Petroglyphs at Papa Vaca (literally “stone canoe.”) Images at this site include fish hooks, tuna, canoes, turtles, and even one shark.
Rano Raraku quarry. If you visit one site on Easter, Rano Raraku with its over 400 Moai at various stages of production should be it. While you can walk the paths in less than an hour, plan on spending a morning here.
Moai in profile at Rano Raraku. Nearly all of the almost 900 known Moai were carved from tuff, compressed volcanic ash.
The kneeling Moai, Rano Raraku
A collection of Moai, Rano Raraku
Tongariki Moai and platform (ahu) from behind. This is the best example of the skill involved in constructing ahu for the Moai. Like all Moai, these had been toppled over during the civil wars on Rapa Nui and only recently restored.
The fifteen Moai at Tongariki. Note the top knot on the 2nd from the right Moai. Several others had similar red scoria (basaltic) head gear, but they have since been destroyed.
The “traveling” Moai at Tongariki. It was loaned to Japan for the 1970 World’s Fair and returned. In contrast, the British Museum, despite tearful entreaties from the Rapa Nui, has held the Hoa Hakananai’a for 150 years.
Rano Raraku quarry site seen from Tongariki.
Anakana platform (ahu) and Moai, many showing top knots. Anakana is one of only two white sand beaches on the island, popular with locals on the weekend.
Moai on its back at Akahanga. Very unusual since during the civil wars most Moai were toppled onto their faces to destroy their power.
Several top knots at Vaihu. Once thought to be hats, they more likely represent the hair style of the time. Only some of the later Moai were adorned with these massive basaltic sculptures.
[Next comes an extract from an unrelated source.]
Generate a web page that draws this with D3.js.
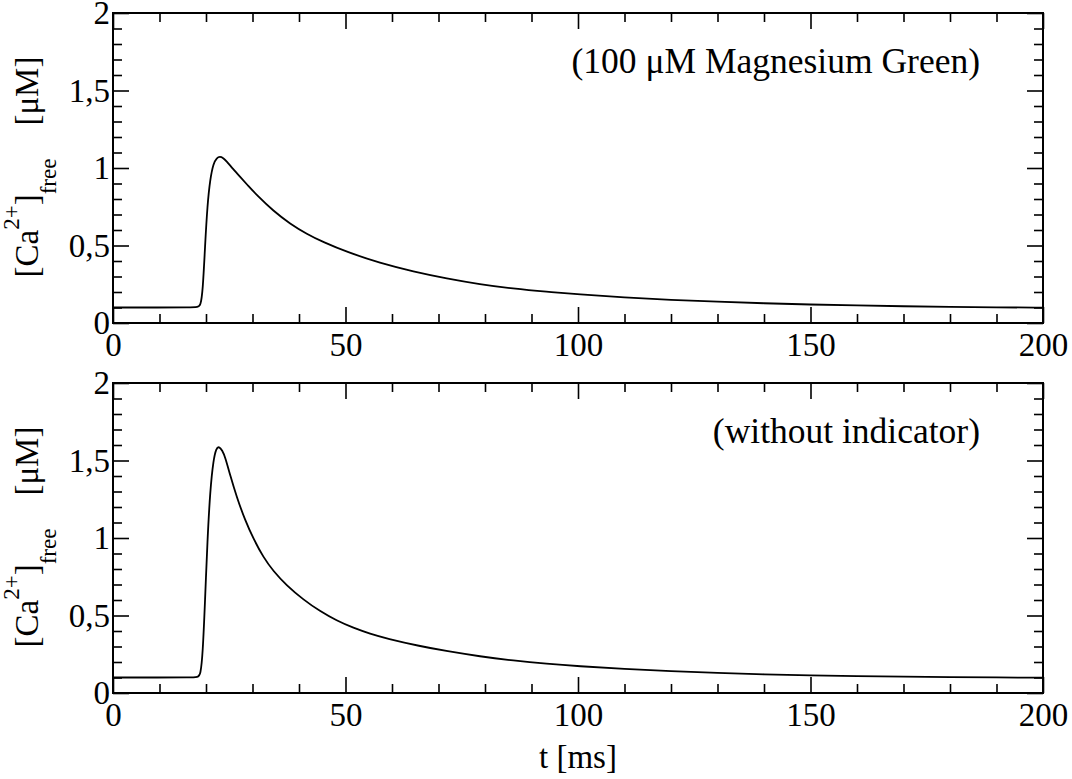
<!DOCTYPE html>
<html>
<head>
<meta charset="utf-8">
<script src="https://cdn.jsdelivr.net/npm/d3@7"></script>
<style>
  body { margin: 0; background: #fff; }
  text { font-family: "Liberation Serif", "Times New Roman", serif; fill: #000; }
</style>
</head>
<body>
<svg id="chart"></svg>
<script>
// time points [ms] and free calcium [uM]
const tIndicator = [0, 10, 16.6, 18.3, 18.8, 19.3, 19.8, 20.3, 20.9, 21.6, 22.3, 23.0, 23.7, 24.4, 25.8, 27.3, 29.1, 30.9, 34.5, 38.1, 41.7, 45.2, 50.3, 57.4, 64.6, 71.8, 78.9, 86, 93.3, 100, 110, 120, 130, 140, 150, 160, 170, 180, 190, 200];
const caIndicator = [0.1, 0.1, 0.1, 0.103, 0.11, 0.2, 0.5, 0.76, 0.93, 1.03, 1.065, 1.075, 1.065, 1.045, 0.994, 0.944, 0.884, 0.826, 0.722, 0.64, 0.574, 0.522, 0.458, 0.387, 0.332, 0.287, 0.25, 0.222, 0.201, 0.185, 0.165, 0.149, 0.137, 0.127, 0.119, 0.113, 0.108, 0.104, 0.101, 0.099];

const tNoIndicator = [0, 10, 16.6, 18.3, 18.8, 19.3, 19.8, 20.3, 20.9, 21.6, 22.2, 22.8, 23.5, 24.1, 25.2, 26.6, 28.4, 30.2, 32.3, 34.5, 37.3, 40.9, 44.5, 48.1, 51.7, 55.3, 58.9, 66, 71.8, 78.9, 86.1, 93.3, 100, 110, 120, 130, 140, 150, 160, 170, 180, 190, 200];
const caNoIndicator = [0.1, 0.1, 0.1, 0.103, 0.115, 0.25, 0.6, 0.98, 1.31, 1.505, 1.578, 1.592, 1.565, 1.525, 1.405, 1.265, 1.115, 0.995, 0.877, 0.785, 0.695, 0.603, 0.528, 0.467, 0.42, 0.382, 0.351, 0.302, 0.27, 0.236, 0.209, 0.188, 0.173, 0.155, 0.141, 0.129, 0.12, 0.114, 0.109, 0.105, 0.102, 0.1, 0.099];

const xMajor = [0, 50, 100, 150, 200];
const yMajor = [0, 0.5, 1, 1.5, 2];

const panels = [
  { t: tIndicator, ca: caIndicator, note: "(100 \u03bcM Magnesium Green)" },
  { t: tNoIndicator, ca: caNoIndicator, note: "(without indicator)" }
];

const width = 1072, height = 779;
const left = 113, right = 1043;
const panelTop = [13, 383];
const panelH = 310;

const svg = d3.select("#chart")
  .attr("width", width)
  .attr("height", height);

const x = d3.scaleLinear().domain([0, 200]).range([left, right]);

const xMinor = d3.range(0, 201, 10).filter(d => d % 50 !== 0);
const yMinor = d3.range(0, 21, 1).map(d => d / 10).filter(d => (d * 10) % 5 !== 0);

const fmtY = d => String(d).replace(".", ",");

panels.forEach(function (p, i) {
  const top = panelTop[i], bottom = top + panelH;
  const y = d3.scaleLinear().domain([0, 2]).range([bottom, top]);
  const g = svg.append("g");

  // major + minor ticks on all four sides, pointing inward
  function ticks(axis, pos, values, size, labels) {
    const a = g.append("g")
      .attr("transform", pos)
      .call(axis.tickValues(values).tickSize(size).tickSizeOuter(0)
        .tickPadding(labels ? labels.pad : 0)
        .tickFormat(labels ? labels.fmt : () => ""));
    a.select(".domain").remove();
    a.attr("font-family", null);
    a.selectAll("line").attr("stroke", "#000").attr("stroke-width", 1.6);
    a.selectAll("text").style("font-size", "33px").attr("fill", "#000");
    return a;
  }

  ticks(d3.axisBottom(x), `translate(0,${bottom})`, xMajor, -16, { pad: 10, fmt: d3.format("d") });
  ticks(d3.axisBottom(x), `translate(0,${bottom})`, xMinor, -9);
  ticks(d3.axisTop(x), `translate(0,${top})`, xMajor, -16);
  ticks(d3.axisTop(x), `translate(0,${top})`, xMinor, -9);
  ticks(d3.axisLeft(y), `translate(${left},0)`, yMajor, -16, { pad: 3, fmt: fmtY });
  ticks(d3.axisLeft(y), `translate(${left},0)`, yMinor, -9);
  ticks(d3.axisRight(y), `translate(${right},0)`, yMajor, -16);
  ticks(d3.axisRight(y), `translate(${right},0)`, yMinor, -9);

  // frame
  g.append("rect")
    .attr("x", left).attr("y", top)
    .attr("width", right - left).attr("height", panelH)
    .attr("fill", "none")
    .attr("stroke", "#000")
    .attr("stroke-width", 2);

  // trace
  const line = d3.line()
    .x((d, k) => x(p.t[k]))
    .y(d => y(d))
    .curve(d3.curveBasis);

  g.append("path")
    .datum(p.ca)
    .attr("d", line)
    .attr("fill", "none")
    .attr("stroke", "#000")
    .attr("stroke-width", 1.8);

  // annotation
  g.append("text")
    .attr("x", 980)
    .attr("y", top + 60)
    .attr("text-anchor", "end")
    .style("font-size", "35.5px")
    .text(p.note);

  // y label: [Ca2+]free   [uM]
  const yl = g.append("text")
    .attr("transform", `translate(38,${(top + bottom) / 2 - 1}) rotate(-90)`)
    .attr("text-anchor", "middle")
    .style("font-size", "33px");
  yl.append("tspan").text("[Ca");
  yl.append("tspan").attr("dy", -19).style("font-size", "23px").text("2+");
  yl.append("tspan").attr("dy", 19).text("]");
  yl.append("tspan").attr("dy", 18).style("font-size", "23px").text("free");
  yl.append("tspan").attr("dy", -18).text("\u00a0\u00a0\u00a0\u00a0[\u03bcM]");
});

// x axis title
svg.append("text")
  .attr("x", (left + right) / 2)
  .attr("y", 768)
  .attr("text-anchor", "middle")
  .style("font-size", "33px")
  .text("t [ms]");
</script>
</body>
</html>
And one final image to leave you with. . .

Tongariki and the rugged east coast of Rapa Nui from Rano Raraku

Right now I am relaxing on my balcony overlooking the Pacific Ocean just north of Viña del Mar in Chile, planning my travels through the summer and will shortly update my calendar accordingly. My next blog post, in a couple of weeks, will be a smorgasbord of different hikes and walks I did on mainland Chile this past month. In the mean time, enjoy the outdoors where ever you happen to be.